ここでジェリー・チー氏は「今後、AIの寡占化あるいはAIの民主化、どちらの未来になっていくか」と会場に問いかけました。「AIの民主化」とは、多くの企業がAIを導入し、自分たちでカスタマイズして活用している世界だと説明。会場の多くの人は「AIの民主化」に挙手し、ジェリー・チー氏もまた、AIの民主化が進むだろうとコメントしました。

なぜAIの民主化が成功するのか、その理由としてオープンソースのAIの「性能の蒸留」「価格」「コミュニティ」「カスタマイズ」を挙げています。

ジェリー・チー氏は、この中でも「コミュニティ」が最も重要だと考えます。オープンソースモデルは誰でも利用することができるため、例えばStable Diffusionのコミュニティでは「ユーザー」「開発者」「クリエイター」などのコミュニティがさまざまな実験を行っています。
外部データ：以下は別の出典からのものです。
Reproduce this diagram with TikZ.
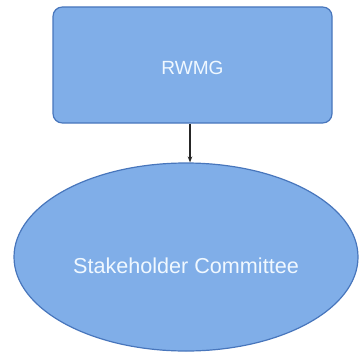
\documentclass[tikz,border=0pt]{standalone}
\usepackage{fontspec}
\setmainfont{Liberation Sans}
\usetikzlibrary{shapes.geometric,arrows.meta}
\definecolor{boxfill}{RGB}{128,174,232}
\definecolor{boxline}{RGB}{72,118,188}
\definecolor{txt}{RGB}{240,248,255}
\tikzset{
  shapebox/.style={draw=boxline, fill=boxfill, line width=0.9pt, text=txt, inner sep=0pt},
  conn/.style={draw=black!85, line width=0.8pt, -{Stealth[length=4.5pt,width=3.5pt]}}
}
\begin{document}
\begin{tikzpicture}[x=0.75pt,y=-0.75pt]
\useasboundingbox (0,0) rectangle (359,356);
\node[shapebox, rectangle, rounded corners=7pt, minimum width=209.25pt, minimum height=87pt,
      font=\fontsize{14.3}{16}\selectfont] (rwmg) at (192.5,65) {\raisebox{-7pt}[0pt][0pt]{RWMG}};
\node[shapebox, ellipse, minimum width=258pt, minimum height=141pt,
      font=\fontsize{16.2}{18}\selectfont] (sc) at (186,257) {\raisebox{-12.3pt}[0pt][0pt]{Stakeholder Committee}};
\path (rwmg.south) ++(-2.5,0) coordinate (a);
\draw[conn] (a) -- (a |- sc.north);
\end{tikzpicture}
\end{document}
その結果を互いに共有することで、ツールを使うユーザーやクリエイターだけでなく、AI開発者もより良いものを開発するといった良いサイクルが生まれます。

ですが生成した内容の正確性やセキュリティ問題、ブラックボックス問題などの課題は依然残っており、Stability AIをはじめ、多くのAI企業がこの課題の改善に向けて取り組んでいます。

今後、例えば「絵の描けない小説家が漫画を描けるようになる」や「コードが書けなくても自然言語を活用しソフトウェアの開発を行える」など「できなかったことができるようになる」という動きが生成AIの民主化により進んでいき、ビジネスのパラダイムシフトが起きるとジェリー・チー氏は紹介します。

生成AIの登場により、今や誰でもクリエイターになれる時代です。生成AIのスタートアップとのパートナーシップもどんどん増えていくと予想されるため、より会社の生産性や創造力が上がっていくでしょう。今後も生成AIを盛り上げていくとともに人間は「どんなAIを、どういう風に組み合わせて良いものを作り上げていくか」などのキュレーターやプロデューサーとしてのスキルを磨いていくことが重要だとコメントし、講演は幕を閉じました。

ジェリー・チー氏の講演は立ち見が出るほど注目度が高く、Stability AIをはじめとする生成AIの活用例や、AIの未来を分かりやすく紹介しており、よりAIが身近なものになると感じました。Stability AIの画像生成AI「Stable Diffusion」は無料で利用できますので、是非使ってみて実際に生成AIを体感してみてはいかがでしょうか。